A ben vedere, è proprio così che vengono concepite e condotte le indagini dalla magistratura inquirente. Non c’è stata grande sorpresa quando il RIS ha candidamente ammesso di aver confezionato un video su Bossetti da dare in pasto ai mass media perché lo sfruttassero per accreditare presso l’opinione pubblica la colpevolezza del muratore di Mapello: è un fatto gravissimo, ma è sembrata a tutti una cosa ovvia, su cui nemmeno lo zelante Ordine dei Giornalisti ha avuto niente da ridire. Fanno altrettanto rabbrividire le ricostruzioni di celebri processi. Casi come quello di Garlasco hanno evidenziato un’incredibile superficialità nel compiere esami irripetibili, che finiscono per diventare armi nelle mani dell’accusa senza che la difesa abbia poi la possibilità di presentare verità alternative: un altro, ennesimo, segno di arbitrio.
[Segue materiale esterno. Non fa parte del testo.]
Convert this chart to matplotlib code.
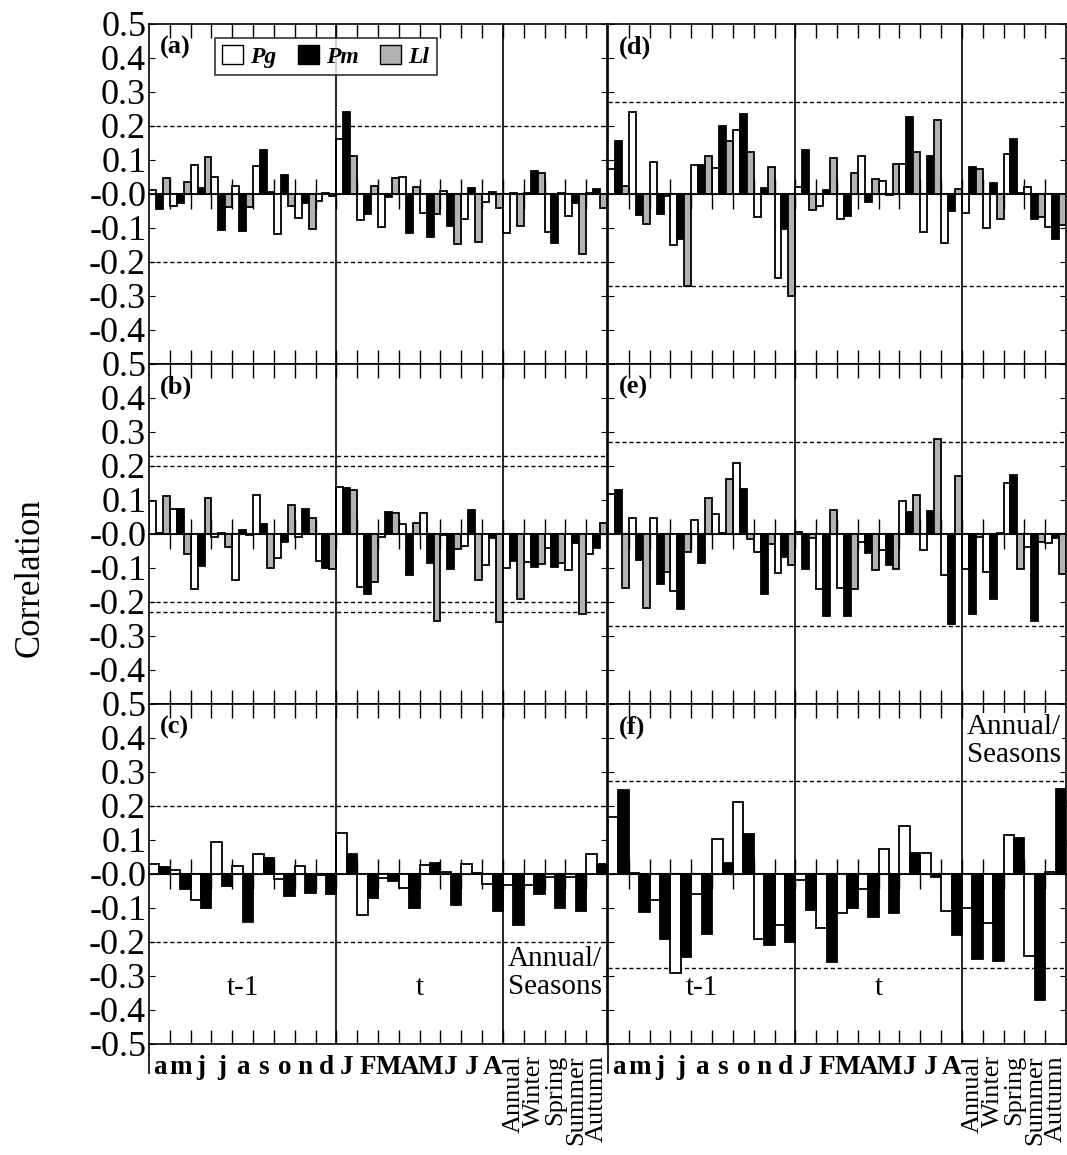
import numpy as np
import matplotlib.pyplot as plt
from matplotlib.patches import Patch

plt.rcParams['font.family'] = ['Liberation Serif', 'DejaVu Serif']

# month / season labels (t-1: Apr-Dec, t: Jan-Aug, then annual + seasons)
months_prev = ["a", "m", "j", "j", "a", "s", "o", "n", "d"]
months_cur = ["J", "F", "M", "A", "M", "J", "J", "A"]
seasons = ["Annual", "Winter", "Spring", "Summer", "Autumn"]

# panel (a)
pg_a = [0.012, -0.035, 0.085, 0.051, 0.024, 0.082, -0.119, -0.070, -0.020, 0.162, -0.076,
        -0.096, 0.051, -0.057, 0.009, -0.074, -0.023, -0.114, 0.003, -0.113, -0.065, 0.002]
pm_a = [-0.043, -0.027, 0.017, -0.106, -0.109, 0.128, 0.057, -0.027, 0.003, 0.240, -0.059,
        -0.008, -0.114, -0.125, -0.094, 0.017, 0.007, 0.002, 0.069, -0.145, -0.025, 0.014]
ll_a = [0.046, 0.036, 0.108, -0.037, -0.037, 0.005, -0.034, -0.104, -0.005, 0.112, 0.024,
        0.046, 0.022, -0.059, -0.147, -0.140, -0.042, -0.093, 0.061, 0.002, -0.175, -0.042]
# panel (b)
pg_b = [0.097, 0.073, -0.161, -0.008, -0.135, 0.115, -0.072, -0.009, -0.079, 0.137, -0.157,
        -0.008, 0.028, 0.061, -0.004, -0.034, -0.091, -0.101, -0.082, -0.040, -0.106, -0.058]
pm_b = [0.003, 0.073, -0.094, 0.004, 0.012, 0.028, -0.024, 0.075, -0.099, 0.135, -0.177,
        0.065, -0.120, -0.084, -0.104, 0.072, -0.011, -0.079, -0.096, -0.096, -0.027, -0.042]
ll_b = [0.112, -0.059, 0.107, -0.037, -0.004, -0.100, 0.086, 0.046, -0.102, 0.130, -0.141,
        0.063, 0.031, -0.255, -0.045, -0.136, -0.260, -0.192, -0.087, -0.086, -0.235, 0.032]
# panel (c)
pg_c = [0.028, 0.013, -0.075, 0.095, 0.024, 0.060, -0.016, 0.025, -0.003, 0.120, -0.120,
        -0.011, -0.042, 0.026, 0.007, 0.030, -0.028, -0.031, -0.033, -0.010, -0.008, 0.058]
pm_c = [0.022, -0.045, -0.100, -0.035, -0.140, 0.047, -0.065, -0.055, -0.060, 0.058, -0.070,
        -0.020, -0.100, 0.033, -0.090, 0.002, -0.110, -0.150, -0.060, -0.100, -0.110, 0.028]
# panel (d)
pg_d = [0.073, 0.242, 0.094, -0.150, 0.084, 0.077, 0.187, -0.069, -0.248, 0.020, -0.035,
        -0.073, 0.112, 0.038, 0.089, -0.111, -0.143, -0.057, -0.101, 0.118, 0.022, -0.098]
pm_d = [0.155, -0.062, -0.058, -0.133, 0.084, 0.199, 0.235, 0.019, -0.104, 0.128, 0.011,
        -0.064, -0.024, -0.003, 0.226, 0.113, -0.051, 0.080, 0.033, 0.162, -0.073, -0.133]
ll_d = [0.025, -0.089, -0.006, -0.272, 0.112, 0.157, 0.123, 0.080, -0.300, -0.047, 0.107,
        0.061, 0.045, 0.089, 0.123, 0.217, 0.014, 0.073, -0.073, 0.002, -0.069, -0.090]
# panel (e)
pg_e = [0.117, 0.048, 0.048, -0.169, 0.040, 0.058, 0.210, -0.052, -0.114, 0.006, -0.162,
        -0.158, -0.023, -0.047, 0.098, -0.046, -0.120, -0.102, -0.112, 0.150, -0.038, -0.027]
pm_e = [0.128, -0.075, -0.146, -0.220, -0.084, 0.002, 0.133, -0.177, -0.068, -0.102, -0.240,
        -0.240, -0.057, -0.092, 0.065, 0.067, -0.265, -0.235, -0.192, 0.175, -0.255, -0.011]
ll_e = [-0.159, -0.217, -0.113, -0.052, 0.105, 0.163, -0.015, -0.030, -0.091, -0.011, 0.070,
        -0.163, -0.107, -0.104, 0.115, 0.280, 0.171, -0.008, 0.002, -0.103, -0.023, -0.119]
# panel (f)
pg_f = [0.168, 0.004, -0.076, -0.290, -0.060, 0.102, 0.213, -0.190, -0.150, -0.017, -0.160,
        -0.114, -0.043, 0.075, 0.140, 0.061, -0.109, -0.100, -0.145, 0.114, -0.240, 0.006]
pm_f = [0.246, -0.112, -0.190, -0.245, -0.175, 0.031, 0.117, -0.210, -0.200, -0.107, -0.260,
        -0.100, -0.126, -0.114, 0.063, -0.009, -0.180, -0.250, -0.255, 0.107, -0.370, 0.249]

# significance thresholds per panel
sig = {"a": [0.2], "b": [0.2, 0.229], "c": [0.2], "d": [0.272], "e": [0.27], "f": [0.275]}

labels = months_prev + months_cur + seasons
n = len(labels)

fig = plt.figure(figsize=(10.67, 11.55), dpi=100)
W, H = 1067.0, 1155.0
col_x = [149, 608]
row_top = [24, 364, 704]
pw, ph = 458, 340

panels = {
    "a": (0, 0, [pg_a, pm_a, ll_a]),
    "b": (1, 0, [pg_b, pm_b, ll_b]),
    "c": (2, 0, [pg_c, pm_c]),
    "d": (0, 1, [pg_d, pm_d, ll_d]),
    "e": (1, 1, [pg_e, pm_e, ll_e]),
    "f": (2, 1, [pg_f, pm_f]),
}
colors = ["white", "black", "#b2b2b2"]
names = ["Pg", "Pm", "Ll"]
bounds = np.arange(1, n)
x = np.arange(n)
yt = np.round(np.arange(-0.5, 0.51, 0.1), 1)

for key, (r, c, series) in panels.items():
    ax = fig.add_axes([col_x[c] / W, 1 - (row_top[r] + ph) / H, pw / W, ph / H])
    k = len(series)
    w = 1.0 / k
    for j, vals in enumerate(series):
        ax.bar(x + w * (j + 0.5), vals, width=w, color=colors[j], edgecolor="black",
               linewidth=1.3, zorder=3)
    ax.set_xlim(0, n)
    ax.set_ylim(-0.5, 0.5)
    for s in sig[key]:
        ax.axhline(s, color="black", ls=(0, (3, 2)), lw=1.0, zorder=1)
        ax.axhline(-s, color="black", ls=(0, (3, 2)), lw=1.0, zorder=1)
    ax.axvline(9, color="black", lw=1.2, zorder=4)
    ax.axvline(17, color="black", lw=1.2, zorder=4)

    # zero line with ticks crossing it
    zax = ax.secondary_xaxis(0.5)
    zax.set_xticks(bounds)
    zax.tick_params(direction="inout", length=21, width=1.0, labelbottom=False,
                    labeltop=False)
    zax.spines["bottom"].set_linewidth(1.5)
    zax.spines["top"].set_linewidth(1.5)

    ax.set_xticks(bounds)
    ax.tick_params(axis="x", direction="in", length=10, width=1.0, top=True,
                   labelbottom=False)
    ax.set_yticks(yt)
    ax.tick_params(axis="y", direction="in", length=4, width=0.8, right=True)
    if c == 0:
        ylabs = ["%.1f" % v for v in yt]
        if r < 2:
            ylabs[0] = ""
        ax.set_yticklabels(ylabs, fontsize=26)
        ax.tick_params(axis="y", pad=2)
    else:
        ax.set_yticklabels([])
    for sp in ax.spines.values():
        sp.set_linewidth(1.2)

    ax.text(0.024, 0.965, "(%s)" % key, transform=ax.transAxes, fontsize=19,
            fontweight="bold", va="top", ha="left", zorder=6)

    if key == "a":
        handles = [Patch(facecolor=colors[j], edgecolor="black", linewidth=1.0)
                   for j in range(3)]
        leg = ax.legend(handles, names, loc="upper left", bbox_to_anchor=(0.118, 0.995),
                        ncol=3, frameon=True, fancybox=False, edgecolor="black",
                        handlelength=0.9, handleheight=0.9, handletextpad=0.3,
                        columnspacing=0.9, borderpad=0.3,
                        prop={"style": "italic", "weight": "bold", "size": 17})
        leg.get_frame().set_linewidth(1.2)
        leg.set_zorder(10)

    if r == 2:
        ax.set_xticks(x + 0.5, minor=True)
        ax.set_xticklabels(labels, minor=True)
        ax.tick_params(axis="x", which="minor", length=0, pad=8, labelbottom=True)
        for t, lab in zip(ax.get_xticklabels(minor=True), labels):
            if lab in seasons:
                t.set_rotation(90)
                t.set_fontsize(19)
                t.set_va("top")
            else:
                t.set_fontsize(19.5)
                t.set_fontweight("bold")
        # left spine runs on down past the bottom frame
        ax.plot([0, 0], [-0.5, -0.585], color="black", lw=1.2, clip_on=False)
        ax.text(4.5, -0.335, "t-1", fontsize=21, ha="center", va="center", zorder=6)
        ax.text(13.0, -0.335, "t", fontsize=21, ha="center", va="center", zorder=6)
        if key == "c":
            ax.text(19.5, -0.29, "Annual/\nSeasons", fontsize=21, ha="center", va="center",
                    linespacing=1.1, zorder=6,
                    bbox=dict(facecolor="white", edgecolor="none", pad=1))
        else:
            ax.text(19.5, 0.39, "Annual/\nSeasons", fontsize=21, ha="center", va="center",
                    linespacing=1.1, zorder=6,
                    bbox=dict(facecolor="white", edgecolor="none", pad=1))

fig.text(30 / W, 0.5, "Correlation", rotation=90, fontsize=25, ha="center", va="center")

fig.savefig("out.png", dpi=100)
Troppo spesso, del resto, si deve leggere di verbali compilati con superficialità da parte di autorità di polizia, esperti della scientifica o magistrati: atti giuridicamente impegnativi e fondamentali per il destino di tante persone vengono falsificati non tanto per malizia – il che sarebbe quasi meglio – ma per quella noncuranza di chi sa di essere intoccabile e non si cura nemmeno delle apparenze.
Si è spesso soliti citare per ogni occasione la celebre “poesia” Prima vennero… Pensiamoci un po’ anche per la magistratura e il fosco destino che ci sta innanzi. Adesso ci rallegriamo perché è lo strumento ideale per sbarazzarci di politici avversi, personalità imprenditoriali scomode o alterare leggi che in Parlamento non si riescono a modificare (la prima applicazione del concetto di potere vicario è stata proprio nell’interventismo della magistratura sulle leggi cosiddette etiche). Presto o tardi però verranno a prendere anche noi e non ci sarà nessuno rimasto a protestare perché non esistono innocenti, ma soltanto colpevoli su cui non sono state ancora raccolte prove.